▶ **Short task**
Give the number of lines containing the word "that" and nothing more.
───── The input
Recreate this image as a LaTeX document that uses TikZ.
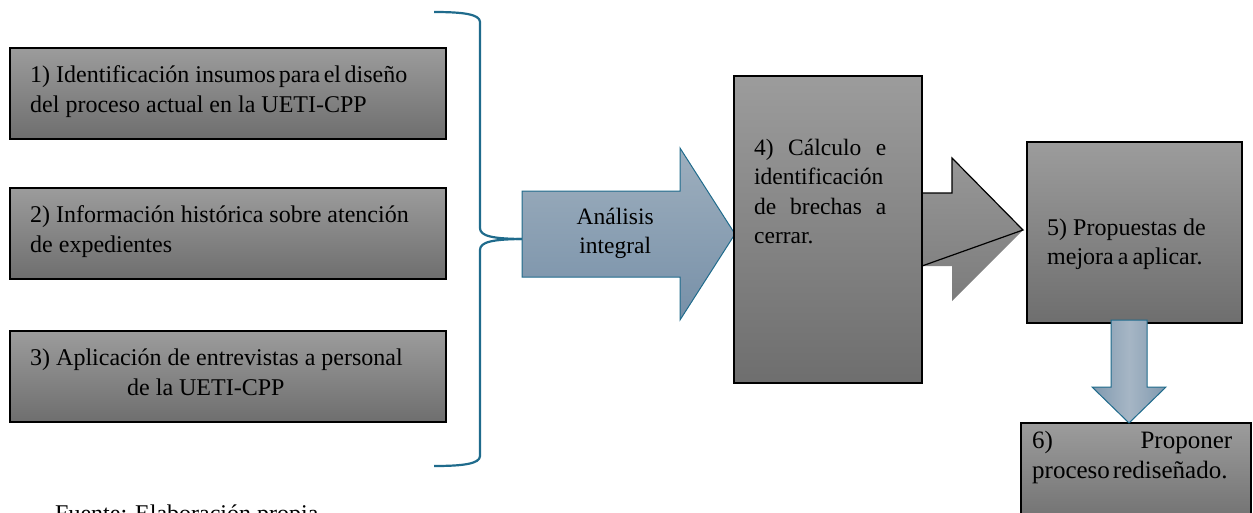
\documentclass[tikz,border=0pt]{standalone}
\usepackage{fontspec}
\setmainfont{Liberation Serif}
\definecolor{boxtop}{HTML}{9C9C9C}
\definecolor{boxbot}{HTML}{6E6E6E}
\definecolor{bracecol}{HTML}{1F6B8C}
\definecolor{bluetop}{HTML}{9EAFBE}
\definecolor{bluebot}{HTML}{7790A8}
\definecolor{blueside}{HTML}{8099AF}
\definecolor{bluemid}{HTML}{A6B6C5}
\definecolor{greytop}{HTML}{979797}
\definecolor{greybot}{HTML}{7C7C7C}
\newcommand\boxfont{\fontsize{24}{30}\selectfont}
\newcommand\midfont{\fontsize{23.5}{29.5}\selectfont}
\newcommand\rightfont{\fontsize{24}{29}\selectfont}
\newcommand\lastfont{\fontsize{25}{30}\selectfont}
\begin{document}
\begin{tikzpicture}[x=1pt,y=-1pt,
  stepbox/.style={draw=black, line width=1.2pt, top color=boxtop, bottom color=boxbot},
  bluearrow/.style={draw=bracecol, line width=1pt, top color=bluetop, bottom color=bluebot},
  downarrow/.style={draw=bracecol, line width=1pt, left color=blueside, right color=blueside, middle color=bluemid},
  greyarrow/.style={top color=greytop, bottom color=greybot},
  outline/.style={draw=black, line width=1.2pt, line join=miter},
  bracestyle/.style={draw=bracecol, line width=2.2pt},
  txt/.style={anchor=base west, inner sep=0pt, text=black}]
\useasboundingbox (0,0) rectangle (1253,512);

% input boxes 1-3
\path[stepbox] (10,48) rectangle (446,139);
\path[stepbox] (10,188) rectangle (446,279);
\path[stepbox] (10,331) rectangle (446,422);
\node[txt, font=\boxfont] (t1) at (30,82) {\parbox[t]{420pt}{1) Identificación insumos\hspace{3.5pt}para\hspace{3.5pt}el\hspace{3.5pt}diseño\\del proceso actual en la UETI-CPP}};
\node[txt, font=\boxfont] (t2) at (30,222) {\parbox[t]{420pt}{2) Información histórica sobre atención\\de expedientes}};
\node[txt, font=\boxfont] (t3) at (30,365) {\parbox[t]{420pt}{3) Aplicación de entrevistas a personal\\\hspace*{97pt}de la UETI-CPP}};

% curly brace gathering the three inputs
\coordinate (brace-top) at (434,12);
\coordinate (brace-bot) at (434,466);
\coordinate (brace-tip) at (526,239);
\draw[bracestyle] (brace-top) .. controls (462,12) and (480,14) .. (480,22) -- (480,228) .. controls (480,236) and (492,239) .. (brace-tip);
\draw[bracestyle] (brace-tip) .. controls (492,239) and (480,242) .. (480,250) -- (480,456) .. controls (480,464) and (462,466) .. (brace-bot);

% analysis arrow
\path[bluearrow] (522,191) -- (680,191) -- (680,148) -- (735,234) -- (680,320) -- (680,277) -- (522,277) -- cycle;
\node[txt, font=\midfont] (ana) at (555,224) {\parbox[t]{120pt}{\centering Análisis\\integral}};

% grey arrow leaving box 4
\path[greyarrow] (915,193) -- (952,193) -- (952,158) -- (1023,230) -- (952,301) -- (952,266) -- (915,266) -- cycle;
\draw[outline] (922,193) -- (952,193) -- (952,158) -- (1023,230) -- (922,266);

% box 4
\path[stepbox] (734,76) rectangle (922,383);
\node[txt, font=\midfont] (t4) at (754,155) {\parbox[t]{132pt}{%
  \makebox[132pt][s]{4) Cálculo e}\par
  \makebox[132pt][s]{identificación}\par
  \makebox[132pt][s]{de brechas a}\par
  cerrar.}};

% box 5
\path[stepbox] (1027,142) rectangle (1242,323);
\node[txt, font=\rightfont] (t5) at (1047,235) {\parbox[t]{190pt}{5) Propuestas de\\mejora\hspace{4pt}a\hspace{4pt}aplicar.}};

% box 6
\path[stepbox] (1021,423) rectangle (1251,530);
\node[txt, font=\lastfont] (t6) at (1032,448) {\parbox[t]{200pt}{%
  \makebox[200pt][s]{6) Proponer}\par
  proceso\hspace{3pt}rediseñado.}};

% arrow from box 5 down to box 6
\path[downarrow] (1111,320) -- (1147,320) -- (1147,387) -- (1166,387) -- (1129,423) -- (1092,387) -- (1111,387) -- cycle;

% source line
\node[txt, font=\boxfont] (src) at (55,521) {Fuente: Elaboración propia};
\end{tikzpicture}
\end{document}
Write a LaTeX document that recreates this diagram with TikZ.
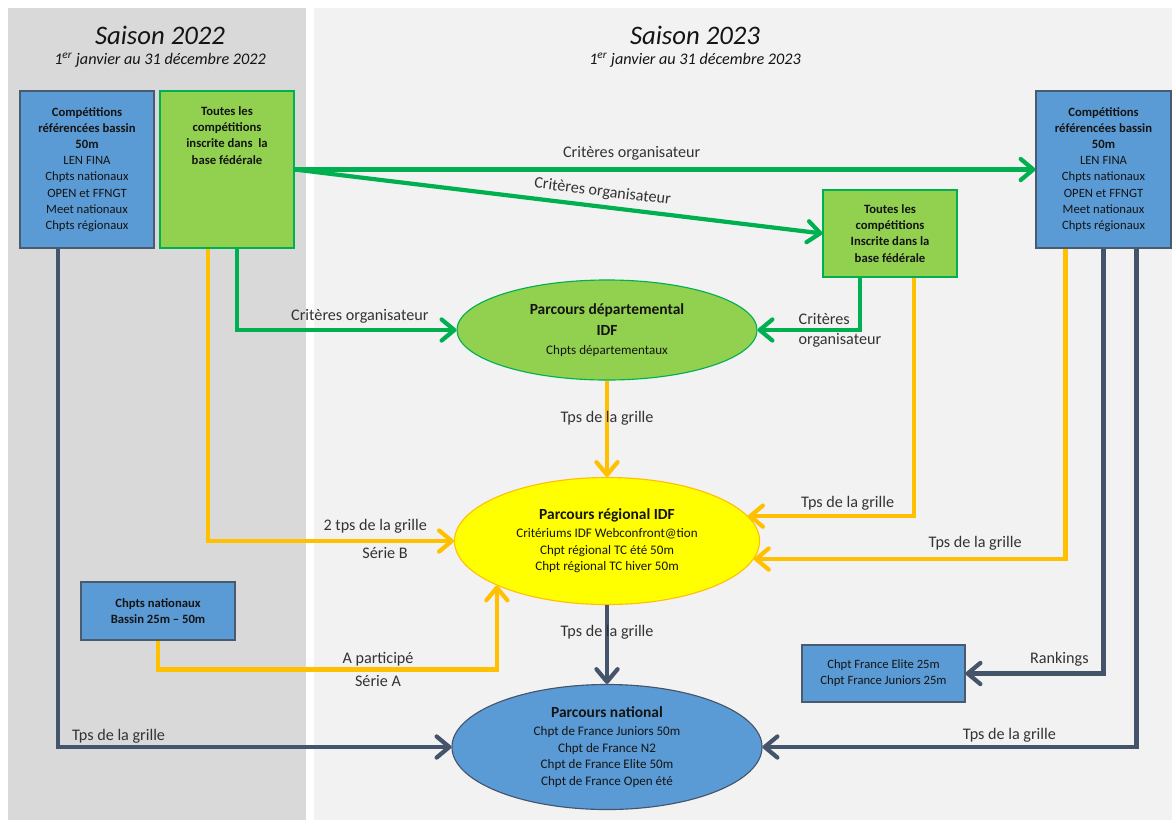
\documentclass[tikz,border=0pt]{standalone}
\usepackage{fontspec}
\setmainfont{Carlito}
\usetikzlibrary{arrows.meta,shapes.geometric,calc}
\definecolor{panelL}{HTML}{D9D9D9}
\definecolor{panelR}{HTML}{F2F2F2}
\definecolor{blueF}{HTML}{5B9BD5}
\definecolor{blueB}{HTML}{4A5B70}
\definecolor{greenF}{HTML}{92D050}
\definecolor{greenB}{HTML}{00B050}
\definecolor{yellowF}{HTML}{FFFF00}
\definecolor{yellowL}{HTML}{FFC000}
\definecolor{darkL}{HTML}{44546A}
\definecolor{txt}{HTML}{141414}
\definecolor{lblc}{HTML}{333333}
\newcommand\Tt[1]{{\fontsize{11}{13}\selectfont\bfseries #1}}
\begin{document}
\begin{tikzpicture}[x=0.025cm,y=-0.025cm,
  box/.style={line width=0.8pt, inner sep=0pt, align=center, text=txt, font=\fontsize{9}{11.5}\selectfont},
  bbox/.style={box, fill=blueF, draw=blueB},
  gbox/.style={box, fill=greenF, draw=greenB},
  ell/.style={ellipse, inner sep=0pt, align=center, line width=0.8pt, text=txt, font=\fontsize{9.3}{11.8}\selectfont},
  boxtext/.style={inner sep=0pt, align=center, text=txt, font=\fontsize{9}{11.5}\selectfont},
  title/.style={font=\fontsize{19}{22}\selectfont\itshape, text=txt},
  subt/.style={font=\fontsize{11.5}{13}\selectfont\itshape, text=txt},
  lbl/.style={font=\fontsize{11.5}{14}\selectfont, text=lblc, inner sep=1pt},
  con/.style={line width=3pt, -{Straight Barb[length=9pt,width=15pt,round]}},
  gcon/.style={con, draw=greenB},
  ycon/.style={con, draw=yellowL},
  dcon/.style={con, draw=darkL}]
\useasboundingbox (0,0) rectangle (1175,823);
\fill[white] (0,0) rectangle (1175,823);
\fill[panelL] (8,8) rectangle (306,820);
\fill[panelR] (314,8) rectangle (1172,820);

% titles
\node[title] (t22) at (160,35) {Saison 2022};
\node[subt] (s22) at (160,60) {1\textsuperscript{er} janvier au 31 décembre 2022};
\node[title] (t23) at (695,35) {Saison 2023};
\node[subt] (s23) at (695,60) {1\textsuperscript{er} janvier au 31 décembre 2023};

% boxes
\node[bbox, minimum width=3.35cm, minimum height=3.925cm] (A) at (87,169.5)
  {\textbf{Compétitions}\\\textbf{référencées bassin}\\\textbf{50m}\\LEN FINA\\Chpts nationaux\\OPEN et FFNGT\\Meet nationaux\\Chpts régionaux};
\node[gbox, minimum width=3.35cm, minimum height=3.925cm] (B) at (227,169.5) {};
\node[boxtext, font=\fontsize{9}{11.5}\selectfont\bfseries, anchor=north] (Bt) at ([yshift=-0.4cm]B.north)
  {Toutes les\\compétitions\\inscrite dans\ \ la\\base fédérale};
\node[bbox, minimum width=3.375cm, minimum height=3.925cm] (C) at (1103.5,169.5)
  {\textbf{Compétitions}\\\textbf{référencées bassin}\\\textbf{50m}\\LEN FINA\\Chpts nationaux\\OPEN et FFNGT\\Meet nationaux\\Chpts régionaux};
\node[gbox, minimum width=3.35cm, minimum height=2.175cm, font=\fontsize{9}{11.5}\selectfont\bfseries] (D) at (890,233.5)
  {Toutes les\\compétitions\\Inscrite dans la\\base fédérale};
\node[bbox, minimum width=3.85cm, minimum height=1.45cm, font=\fontsize{9}{11.5}\selectfont\bfseries] (H) at (158,611)
  {Chpts nationaux\\Bassin 25m -- 50m};
\node[bbox, minimum width=4.075cm, minimum height=1.425cm] (I) at (883.5,673.5)
  {Chpt France Elite 25m\\Chpt France Juniors 25m};

% ellipses
\node[ell, fill=greenF, draw=greenB, minimum width=7.5cm, minimum height=2.5cm] (E) at (607,330)
  {\Tt{Parcours départemental}\\[3pt]\Tt{IDF}\\[2pt]Chpts départementaux};
\node[ell, fill=yellowF, draw=yellowL, minimum width=7.625cm, minimum height=3.175cm] (F) at (607,541)
  {\Tt{Parcours régional IDF}\\[1pt]Critériums IDF Webconfront@tion\\Chpt régional TC été 50m\\Chpt régional TC hiver 50m};
\node[ell, fill=blueF, draw=darkL, minimum width=7.75cm, minimum height=3.125cm] (G) at (607,747)
  {\Tt{Parcours national}\\[1pt]Chpt de France Juniors 50m\\Chpt de France N2\\Chpt de France Elite 50m\\Chpt de France Open été};

% green connectors
\draw[gcon] (B.east) -- node[lbl,pos=0.455,above=4pt] (L1) {Critères organisateur} (C.west);
\draw[gcon] (B.east) -- node[lbl,pos=0.58,sloped,above=3pt] (L2) {Critères organisateur} (D.west);
\draw[gcon] ([xshift=0.25cm]B.south) |- node[lbl,pos=0.78,above=2pt] (L3) {Critères organisateur} (E.west);
\draw[gcon] ([xshift=-0.75cm]D.south) |- (E.east);
\node[lbl, align=left, anchor=west] (L4) at (797,330) {Critères\\organisateur};

% yellow connectors
\draw[ycon] (E.south) -- node[lbl,pos=0.39] (L5) {Tps de la grille} (F.north);
\draw[ycon] ([xshift=-0.475cm]B.south) |- node[lbl,pos=0.84,above=3pt] (L6a) {2 tps de la grille}
  node[lbl,pos=0.86,below=2pt] (L6b) {Série B} (F.west);
\draw[ycon] ([xshift=0.6cm]D.south) |- node[lbl,pos=0.7,above=2pt] (L7) {Tps de la grille} (F.10);
\draw[ycon] ([xshift=-0.95cm]C.south) |- node[lbl,pos=0.645,above=4pt] (L8) {Tps de la grille} (F.-7);
\draw[ycon] (H.south) -- ++(0,29) -| (F.202);
\node[lbl] (L9a) at (378,659) {A participé};
\node[lbl] (L9b) at (378,681) {Série A};

% dark connectors
\draw[dcon] (F.south) -- node[lbl,pos=0.34] (L10) {Tps de la grille} (G.north);
\draw[dcon] ([xshift=-0.725cm]A.south) |- node[lbl,pos=0.577,above=0pt] (L11) {Tps de la grille} (G.west);
\draw[dcon] (C.south) |- node[lbl,pos=0.66,above=3pt] (L12) {Rankings} (I.east);
\draw[dcon] ([xshift=0.825cm]C.south) |- node[lbl,pos=0.67,above=1pt] (L13) {Tps de la grille} (G.east);
\end{tikzpicture}
\end{document}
──────────
▶ **Solution to this problem**
2